I could go on forever, possibly, but I'll wrap this up with the Ace unauthorized paperback of J.R.R. Tolkien's The Two Towers, featuring an artist's interpretation of the famous passage in which a Ringwraith rides his pegasus across Utah:



(Spoiler: he falls off just outside Provo and has to catch a bus the rest of the way.  Lucky hobbits!)

(My thanks to everyone I'm stealing images from.  That's probably bad form.  Sorry.  Thank you for taking the trouble to scan these, whomever/wherever/whenever you are.)
 






Comments

Tania said…
I've seen some of friends who are if not SMOFs in the SMOF auxiliary mention the sad puppies, but I'd not cared enough to go look at the source material. Now I don't have to do that, and I thank you, because I'm now rolling my eyes and mumbling "whatever."
That reminds me of how I never read Bradbury as a child because of this. Did Bradbury ever write a story about fractal centaurs?
Eric said…
That's a phenomenal Bradbury cover. My gods. Tells you exactly what you're getting when you read Ray Bradbury's "I Sing The Body Electric," his beloved tale of a centaur who travels across the Classical Mediterranean of Greek myth performing puppet shows about Olympic weightlifters.

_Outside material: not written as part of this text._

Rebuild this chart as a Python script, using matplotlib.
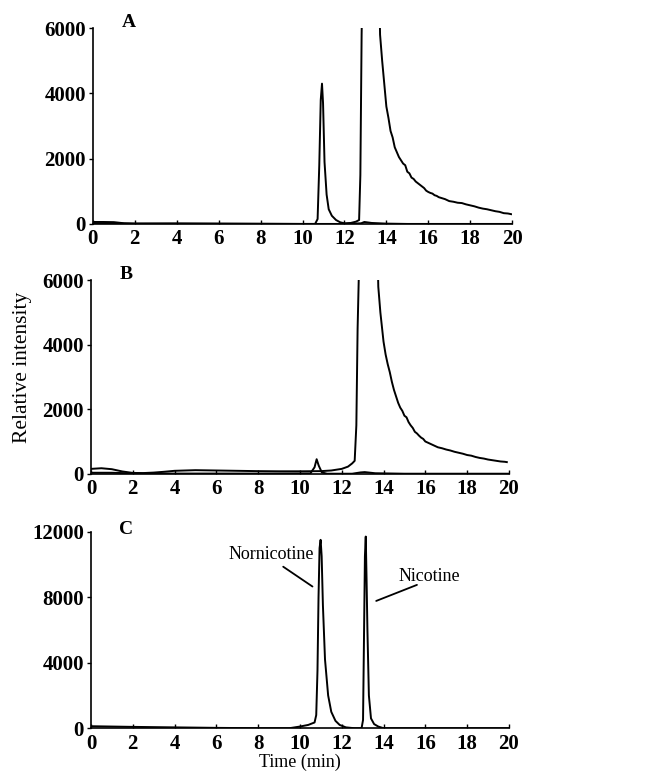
import matplotlib
matplotlib.use("Agg")
import matplotlib.pyplot as plt

plt.rcParams['font.family'] = ['Liberation Serif', 'DejaVu Serif']

# ---- Data ----
# Panel A: main trace
a_time = [0, 0.5, 1.0, 1.5, 2, 4, 6, 8, 10, 10.6, 10.72, 10.8, 10.87, 10.93, 10.98, 11.05, 11.15, 11.25,
          11.4, 11.6, 11.8, 12.0, 12.3, 12.55, 12.7, 12.76, 12.82, 12.9, 13.3, 13.7, 13.8, 13.9, 14.0,
          14.1, 14.2, 14.3, 14.4, 14.5, 14.6, 14.7, 14.8, 14.9, 15.0, 15.1, 15.2, 15.3, 15.4, 15.5,
          15.6, 15.7, 15.8, 15.9, 16.0, 16.1, 16.2, 16.3, 16.4, 16.5, 16.6, 16.8, 17.0, 17.2, 17.4,
          17.6, 17.8, 18.0, 18.2, 18.4, 18.6, 18.8, 19.0, 19.2, 19.4, 19.6, 19.8, 19.95]
a_int = [60, 60, 55, 20, 10, 15, 10, 5, 0, 0, 150, 1800, 3800, 4300, 3700, 1900, 900, 450,
         250, 120, 50, 20, 30, 70, 120, 1500, 5800, 9000, 20000, 5800, 5000, 4300, 3600,
         3250, 2850, 2650, 2350, 2200, 2050, 1950, 1850, 1800, 1600, 1550, 1420, 1380, 1300, 1250,
         1200, 1150, 1100, 1020, 980, 950, 930, 880, 860, 820, 800, 760, 700, 680, 650,
         640, 600, 570, 540, 500, 470, 450, 420, 390, 370, 330, 320, 300]
# Panel A: second (baseline) trace
a2_time = [0, 2, 6, 10, 12.0, 12.8, 12.95, 13.3, 14.0, 15, 17, 20]
a2_int = [20, 10, 5, 0, 0, 20, 60, 30, 10, 0, 0, 0]

# Panel B: main trace
b_time = [0, 0.5, 1.0, 1.5, 2.0, 2.5, 3.0, 3.5, 4.0, 5, 6, 7, 8, 9, 10, 11, 11.5, 12.0, 12.3,
          12.5, 12.62, 12.7, 12.76, 12.82, 12.9, 13.3, 13.75, 13.85, 14.0, 14.1, 14.2, 14.3,
          14.4, 14.5, 14.6, 14.7, 14.8, 14.9, 15.0, 15.1, 15.2, 15.3, 15.4, 15.5, 15.6, 15.7,
          15.8, 15.9, 16.0, 16.2, 16.4, 16.6, 16.8, 17.0, 17.2, 17.4, 17.6, 17.8, 18.0, 18.2,
          18.4, 18.6, 18.8, 19.0, 19.2, 19.4, 19.6, 19.8, 19.9]
b_int = [150, 170, 140, 70, 25, 20, 35, 60, 90, 110, 100, 90, 80, 75, 75, 80, 100, 150, 220,
         320, 400, 1500, 4500, 6200, 9000, 20000, 5800, 5000, 4100, 3700, 3400, 3150,
         2850, 2600, 2400, 2200, 2050, 1950, 1800, 1750, 1600, 1500, 1420, 1300, 1250, 1180,
         1120, 1080, 1000, 940, 880, 820, 790, 750, 720, 680, 650, 620, 580, 560,
         520, 490, 470, 440, 420, 400, 380, 370, 360]
# Panel B: second trace with small peak
b2_time = [0, 1, 2, 4, 8, 10.5, 10.7, 10.8, 10.9, 11.05, 11.3, 12.5, 12.9, 13.1, 13.6, 15, 20]
b2_int = [30, 30, 10, 5, 5, 10, 200, 450, 250, 40, 0, 0, 40, 50, 15, 0, 0]

# Panel C: standards
c_time = [0, 2, 4, 6, 8, 9.5, 10.0, 10.4, 10.7, 10.78, 10.84, 10.89, 10.94, 10.99, 11.04, 11.1,
          11.2, 11.35, 11.5, 11.7, 11.9, 12.2, 12.6, 12.95, 13.02, 13.07, 13.11, 13.15, 13.19,
          13.23, 13.3, 13.4, 13.55, 13.75, 14.0, 16, 18, 20]
c_int = [120, 80, 50, 20, 0, 0, 100, 200, 350, 800, 3500, 8000, 11000, 11500, 10500, 7500,
         4200, 2000, 1000, 450, 200, 50, 0, 0, 500, 6000, 10500, 11700, 9000,
         6000, 2000, 600, 250, 100, 0, 0, 0, 0]

x_ticks = [0, 2, 4, 6, 8, 10, 12, 14, 16, 18, 20]
ab_yticks = [0, 2000, 4000, 6000]
c_yticks = [0, 4000, 8000, 12000]
panel_labels = ['A', 'B', 'C']

fig = plt.figure(figsize=(6.45, 7.83), dpi=100)

rects = [
    [0.144, 0.714, 0.650, 0.250],
    [0.141, 0.395, 0.648, 0.247],
    [0.141, 0.070, 0.648, 0.251],
]

axes = [fig.add_axes(r) for r in rects]

series = [
    [(a_time, a_int), (a2_time, a2_int)],
    [(b_time, b_int), (b2_time, b2_int)],
    [(c_time, c_int)],
]

for i, ax in enumerate(axes):
    for t, v in series[i]:
        ax.plot(t, v, color='black', lw=1.4)
    ax.set_xlim(0, 20)
    if i < 2:
        ax.set_ylim(0, 6000)
        ax.set_yticks(ab_yticks)
    else:
        ax.set_ylim(0, 12000)
        ax.set_yticks(c_yticks)
    ax.set_xticks(x_ticks)
    ax.spines['top'].set_visible(False)
    ax.spines['right'].set_visible(False)
    ax.spines['left'].set_linewidth(1.2)
    ax.spines['bottom'].set_linewidth(1.2)
    ax.tick_params(axis='y', direction='out', length=3, width=1.0, pad=2, labelsize=15)
    ax.tick_params(axis='x', direction='in', length=3, width=1.0, pad=4, labelsize=15)
    for lab in ax.get_xticklabels() + ax.get_yticklabels():
        lab.set_fontweight('bold')
    ax.text(0.085, 1.03 if i < 2 else 1.01, panel_labels[i], transform=ax.transAxes,
            fontsize=14, fontweight='bold', ha='center', va='center')

axes[1].set_ylabel('Relative intensity', fontsize=15.5)
axes[1].yaxis.set_label_coords(-0.14, 0.55)
axes[2].set_xlabel('Time (min)', fontsize=13, labelpad=0)

axes[2].text(8.65, 10600, 'Nornicotine', fontsize=13, ha='center', va='center')
axes[2].annotate('', xy=(10.6, 8650), xytext=(9.2, 9860),
                 arrowprops=dict(arrowstyle='-', color='black', lw=1.3, shrinkA=0, shrinkB=0))
axes[2].text(16.2, 9250, 'Nicotine', fontsize=13, ha='center', va='center')
axes[2].annotate('', xy=(13.65, 7770), xytext=(15.6, 8750),
                 arrowprops=dict(arrowstyle='-', color='black', lw=1.3, shrinkA=0, shrinkB=0))

fig.savefig('out.png', dpi=100)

Thank you for that link, giltay. That really is fantastic (in so many senses of the word).
Theophylact said…
Actually, that's a "kettle" -- a time-machine -- on the Asimov cover, and the wraithlike female figure is someone who doesn't belong in Time at all, So the Powers cover actually is based on the book. Although his Yves-Tanguy-influenced work isn't to everyone's taste, it was pretty damn important in the development of the SF paperback.
Eric said…
Ah!

So it's a bad example of the thesis. On the other hand, it's still true that SF and Fantasy covers are notoriously poor guides to the contents.

Thank you for explaining that, however. I need to get around to reading it, I suppose....
Tom said…
Jack Gaughan wrote an essay about that cover for THE TWO TOWERS, apologizing for it not actually representing anything in the book. He was under severe time pressure and had to finish the covers on the second and third books in a weekend. He was normally very conscientious about making sure that his covers represented the book well. So while it is misleading, the artist was as upset as anyone.
guthrie said…
I have a couple of entries, although I can't seem to find examples online.
Thomas Disch wrote "334", and the edition I have has a spaceship on the front cover.

Only it's set in New York, not even a particularly futuristic new york and no spaceships appear in the book.

Or Frank Herberts "The Godmakers" which has a naked woman in a strange baked dry landscape. Oddly enough no naked women or deserts are featured in the book.
Anonymous said…
If I had to choose one more cover to illustrate this essay, it would be one by Paul "Mister Bubbles" Lehr, who rivaled Richard Powers in the number, ubiquity, and non-illustrativeness of his paintings.
Anonymous said…
Really, any of Chris Foss' seventies spaceship covers would show up the sheer inanity of this idea
I'm late to the game, and so someone already linked to Good Show Sir, but that site really us chock full of cover WTFery.